- **SET EXERCISE**:
Copy the data that follows exactly. Include no pictures.

____ GIVEN INFORMATION

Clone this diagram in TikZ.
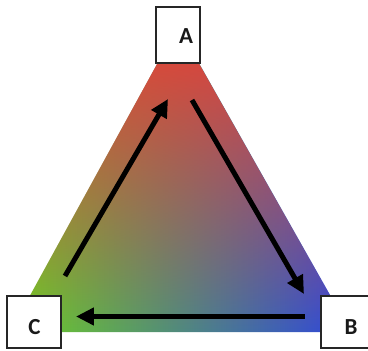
\documentclass[tikz,border=0pt]{standalone}
\usepackage{fontspec}
\setmainfont{Carlito}
\usetikzlibrary{arrows.meta,fadings}
\definecolor{redtop}{RGB}{232,64,52}
\definecolor{greenleft}{RGB}{112,208,32}
\definecolor{blueright}{RGB}{48,68,222}
\tikzfading[name=redfade, top color=transparent!0, middle color=transparent!36,
  bottom color=transparent!100]

\begin{document}
\begin{tikzpicture}[x=1pt,y=-1pt,
  corner/.style={draw=black!85, line width=1.3pt, fill=white, inner sep=0pt},
  letter/.style={font=\fontsize{23}{23}\selectfont\bfseries, text=black!90},
  flow/.style={line width=5pt, -{Triangle[length=18pt,width=17pt]}}]
  \useasboundingbox (0,0) rectangle (368,351);
  % colour triangle
  \coordinate (tr) at (178,26);
  \coordinate (tg) at (10,332);
  \coordinate (tb) at (351,332);
  \shade[left color=greenleft, right color=blueright] (tr) -- (tg) -- (tb) -- cycle;
  \fill[redtop, path fading=redfade] (tr) -- (tg) -- (tb) -- cycle;
  % arrow ends
  \coordinate (ab0) at (192,100);
  \coordinate (ab1) at (304,294);
  \coordinate (bc0) at (305,316.5);
  \coordinate (bc1) at (76,316.5);
  \coordinate (ca0) at (65,276);
  \coordinate (ca1) at (168,99);
  \draw[flow] (ab0) -- (ab1);
  \draw[flow] (bc0) -- (bc1);
  \draw[flow] (ca0) -- (ca1);
  % corners
  \node[corner, minimum width=44pt, minimum height=56pt,
    label={[letter,xshift=8pt,yshift=-1pt]center:A}] (A) at (178,35) {};
  \node[corner, minimum width=54pt, minimum height=52pt,
    label={[letter,xshift=3pt,yshift=-5pt]center:B}] (B) at (348,322) {};
  \node[corner, minimum width=54pt, minimum height=52pt,
    label={[letter,xshift=0.5pt,yshift=-5pt]center:C}] (C) at (34,322) {};
\end{tikzpicture}
\end{document}
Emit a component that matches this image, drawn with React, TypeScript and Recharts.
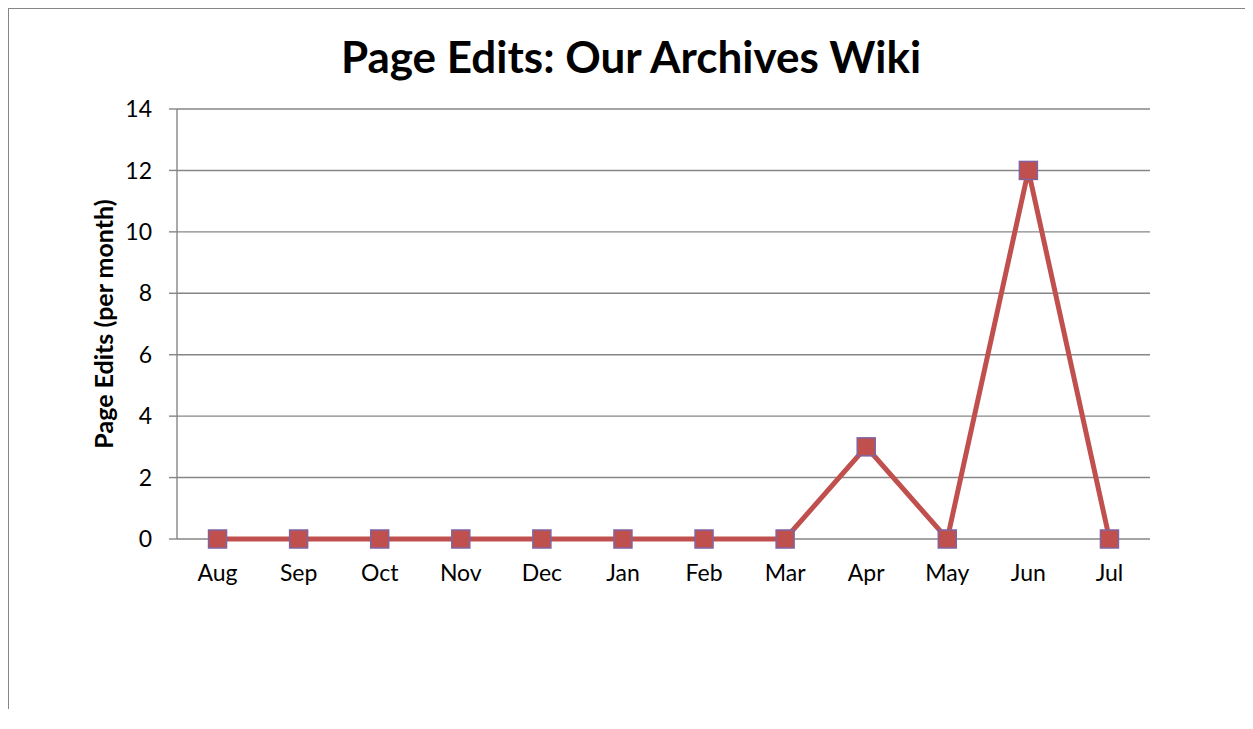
import { CartesianGrid, Line, LineChart, XAxis, YAxis } from "recharts"

const months = ["Aug", "Sep", "Oct", "Nov", "Dec", "Jan", "Feb", "Mar", "Apr", "May", "Jun", "Jul"]
const pageEdits = [0, 0, 0, 0, 0, 0, 0, 0, 3, 0, 12, 0]
const yTicks = [0, 2, 4, 6, 8, 10, 12, 14]

const FONT = "Lato, 'Open Sans', sans-serif"
const GRID = "#868686"
const LINE = "#C0504D"
const MARKER_EDGE = "#8064A2"

const data = months.map((month, i) => ({ idx: i, month, edits: pageEdits[i] }))
// tick marks sit between categories, like Excel's category axis
const boundaryTicks = months.map((_, i) => i - 0.5).concat(months.length - 0.5)
const domain: [number, number] = [-0.5, months.length - 0.5]

function SquareDot(props: any) {
  const { cx, cy, index } = props
  if (cx == null || cy == null) return null
  return (
    <rect
      key={`dot-${index}`}
      x={cx - 9}
      y={cy - 9}
      width={18}
      height={18}
      fill={LINE}
      stroke={MARKER_EDGE}
      strokeWidth={1.5}
    />
  )
}

function YTitle(props: any) {
  const { viewBox } = props
  const cx = 94
  const cy = viewBox.y + viewBox.height / 2
  return (
    <text
      x={cx}
      y={cy}
      transform={`rotate(-90 ${cx} ${cy})`}
      textAnchor="middle"
      dominantBaseline="central"
      fontFamily={FONT}
      fontWeight="bold"
      fontSize={25}
      fill="#000"
    >
      Page Edits (per month)
    </text>
  )
}

export default function App() {
  return (
    <div
      style={{
        position: "relative",
        width: 1244,
        height: 700,
        borderTop: `1px solid ${GRID}`,
        borderLeft: `1px solid ${GRID}`,
        background: "#fff",
      }}
    >
      <div
        style={{
          position: "absolute",
          top: 25,
          left: 0,
          width: 1244,
          textAlign: "center",
          fontFamily: FONT,
          fontWeight: "bold",
          fontSize: 44,
          lineHeight: "44px",
          color: "#000",
        }}
      >
        Page Edits: Our Archives Wiki
      </div>
      <LineChart width={1244} height={700} data={data} margin={{ top: 100, right: 103, bottom: 140, left: 0 }}>
        <CartesianGrid vertical={false} stroke={GRID} strokeWidth={1.4} />
        <XAxis
          xAxisId="bounds"
          type="number"
          dataKey="idx"
          domain={domain}
          ticks={boundaryTicks}
          tick={false}
          tickSize={8}
          height={0}
          stroke={GRID}
          axisLine={{ stroke: GRID, strokeWidth: 1.4 }}
          tickLine={{ stroke: GRID, strokeWidth: 1.4 }}
        />
        <XAxis
          xAxisId="labels"
          type="number"
          dataKey="idx"
          domain={domain}
          ticks={data.map((d) => d.idx)}
          tickFormatter={(v) => months[v]}
          axisLine={false}
          tickLine={false}
          tickSize={0}
          tickMargin={26}
          height={30}
          tick={{ fontFamily: FONT, fontSize: 23, fill: "#000" }}
        />
        <YAxis
          domain={[0, 14]}
          ticks={yTicks}
          width={168}
          tickSize={8}
          tickMargin={17}
          axisLine={{ stroke: GRID, strokeWidth: 1.4 }}
          tickLine={{ stroke: GRID, strokeWidth: 1.4 }}
          tick={{ fontFamily: FONT, fontSize: 23, fill: "#000" }}
          label={<YTitle />}
        />
        <Line
          xAxisId="labels"
          type="linear"
          dataKey="edits"
          stroke={LINE}
          strokeWidth={5}
          dot={<SquareDot />}
          activeDot={false}
          isAnimationActive={false}
        />
      </LineChart>
    </div>
  )
}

________

- **THE RESULT**:
Clone this diagram in TikZ.
\documentclass[tikz,border=0pt]{standalone}
\usepackage{fontspec}
\setmainfont{Carlito}
\usetikzlibrary{arrows.meta,fadings}
\definecolor{redtop}{RGB}{232,64,52}
\definecolor{greenleft}{RGB}{112,208,32}
\definecolor{blueright}{RGB}{48,68,222}
\tikzfading[name=redfade, top color=transparent!0, middle color=transparent!36,
  bottom color=transparent!100]

\begin{document}
\begin{tikzpicture}[x=1pt,y=-1pt,
  corner/.style={draw=black!85, line width=1.3pt, fill=white, inner sep=0pt},
  letter/.style={font=\fontsize{23}{23}\selectfont\bfseries, text=black!90},
  flow/.style={line width=5pt, -{Triangle[length=18pt,width=17pt]}}]
  \useasboundingbox (0,0) rectangle (368,351);
  % colour triangle
  \coordinate (tr) at (178,26);
  \coordinate (tg) at (10,332);
  \coordinate (tb) at (351,332);
  \shade[left color=greenleft, right color=blueright] (tr) -- (tg) -- (tb) -- cycle;
  \fill[redtop, path fading=redfade] (tr) -- (tg) -- (tb) -- cycle;
  % arrow ends
  \coordinate (ab0) at (192,100);
  \coordinate (ab1) at (304,294);
  \coordinate (bc0) at (305,316.5);
  \coordinate (bc1) at (76,316.5);
  \coordinate (ca0) at (65,276);
  \coordinate (ca1) at (168,99);
  \draw[flow] (ab0) -- (ab1);
  \draw[flow] (bc0) -- (bc1);
  \draw[flow] (ca0) -- (ca1);
  % corners
  \node[corner, minimum width=44pt, minimum height=56pt,
    label={[letter,xshift=8pt,yshift=-1pt]center:A}] (A) at (178,35) {};
  \node[corner, minimum width=54pt, minimum height=52pt,
    label={[letter,xshift=3pt,yshift=-5pt]center:B}] (B) at (348,322) {};
  \node[corner, minimum width=54pt, minimum height=52pt,
    label={[letter,xshift=0.5pt,yshift=-5pt]center:C}] (C) at (34,322) {};
\end{tikzpicture}
\end{document}
Emit a component that matches this image, drawn with React, TypeScript and Recharts.
import { CartesianGrid, Line, LineChart, XAxis, YAxis } from "recharts"

const months = ["Aug", "Sep", "Oct", "Nov", "Dec", "Jan", "Feb", "Mar", "Apr", "May", "Jun", "Jul"]
const pageEdits = [0, 0, 0, 0, 0, 0, 0, 0, 3, 0, 12, 0]
const yTicks = [0, 2, 4, 6, 8, 10, 12, 14]

const FONT = "Lato, 'Open Sans', sans-serif"
const GRID = "#868686"
const LINE = "#C0504D"
const MARKER_EDGE = "#8064A2"

const data = months.map((month, i) => ({ idx: i, month, edits: pageEdits[i] }))
// tick marks sit between categories, like Excel's category axis
const boundaryTicks = months.map((_, i) => i - 0.5).concat(months.length - 0.5)
const domain: [number, number] = [-0.5, months.length - 0.5]

function SquareDot(props: any) {
  const { cx, cy, index } = props
  if (cx == null || cy == null) return null
  return (
    <rect
      key={`dot-${index}`}
      x={cx - 9}
      y={cy - 9}
      width={18}
      height={18}
      fill={LINE}
      stroke={MARKER_EDGE}
      strokeWidth={1.5}
    />
  )
}

function YTitle(props: any) {
  const { viewBox } = props
  const cx = 94
  const cy = viewBox.y + viewBox.height / 2
  return (
    <text
      x={cx}
      y={cy}
      transform={`rotate(-90 ${cx} ${cy})`}
      textAnchor="middle"
      dominantBaseline="central"
      fontFamily={FONT}
      fontWeight="bold"
      fontSize={25}
      fill="#000"
    >
      Page Edits (per month)
    </text>
  )
}

export default function App() {
  return (
    <div
      style={{
        position: "relative",
        width: 1244,
        height: 700,
        borderTop: `1px solid ${GRID}`,
        borderLeft: `1px solid ${GRID}`,
        background: "#fff",
      }}
    >
      <div
        style={{
          position: "absolute",
          top: 25,
          left: 0,
          width: 1244,
          textAlign: "center",
          fontFamily: FONT,
          fontWeight: "bold",
          fontSize: 44,
          lineHeight: "44px",
          color: "#000",
        }}
      >
        Page Edits: Our Archives Wiki
      </div>
      <LineChart width={1244} height={700} data={data} margin={{ top: 100, right: 103, bottom: 140, left: 0 }}>
        <CartesianGrid vertical={false} stroke={GRID} strokeWidth={1.4} />
        <XAxis
          xAxisId="bounds"
          type="number"
          dataKey="idx"
          domain={domain}
          ticks={boundaryTicks}
          tick={false}
          tickSize={8}
          height={0}
          stroke={GRID}
          axisLine={{ stroke: GRID, strokeWidth: 1.4 }}
          tickLine={{ stroke: GRID, strokeWidth: 1.4 }}
        />
        <XAxis
          xAxisId="labels"
          type="number"
          dataKey="idx"
          domain={domain}
          ticks={data.map((d) => d.idx)}
          tickFormatter={(v) => months[v]}
          axisLine={false}
          tickLine={false}
          tickSize={0}
          tickMargin={26}
          height={30}
          tick={{ fontFamily: FONT, fontSize: 23, fill: "#000" }}
        />
        <YAxis
          domain={[0, 14]}
          ticks={yTicks}
          width={168}
          tickSize={8}
          tickMargin={17}
          axisLine={{ stroke: GRID, strokeWidth: 1.4 }}
          tickLine={{ stroke: GRID, strokeWidth: 1.4 }}
          tick={{ fontFamily: FONT, fontSize: 23, fill: "#000" }}
          label={<YTitle />}
        />
        <Line
          xAxisId="labels"
          type="linear"
          dataKey="edits"
          stroke={LINE}
          strokeWidth={5}
          dot={<SquareDot />}
          activeDot={false}
          isAnimationActive={false}
        />
      </LineChart>
    </div>
  )
}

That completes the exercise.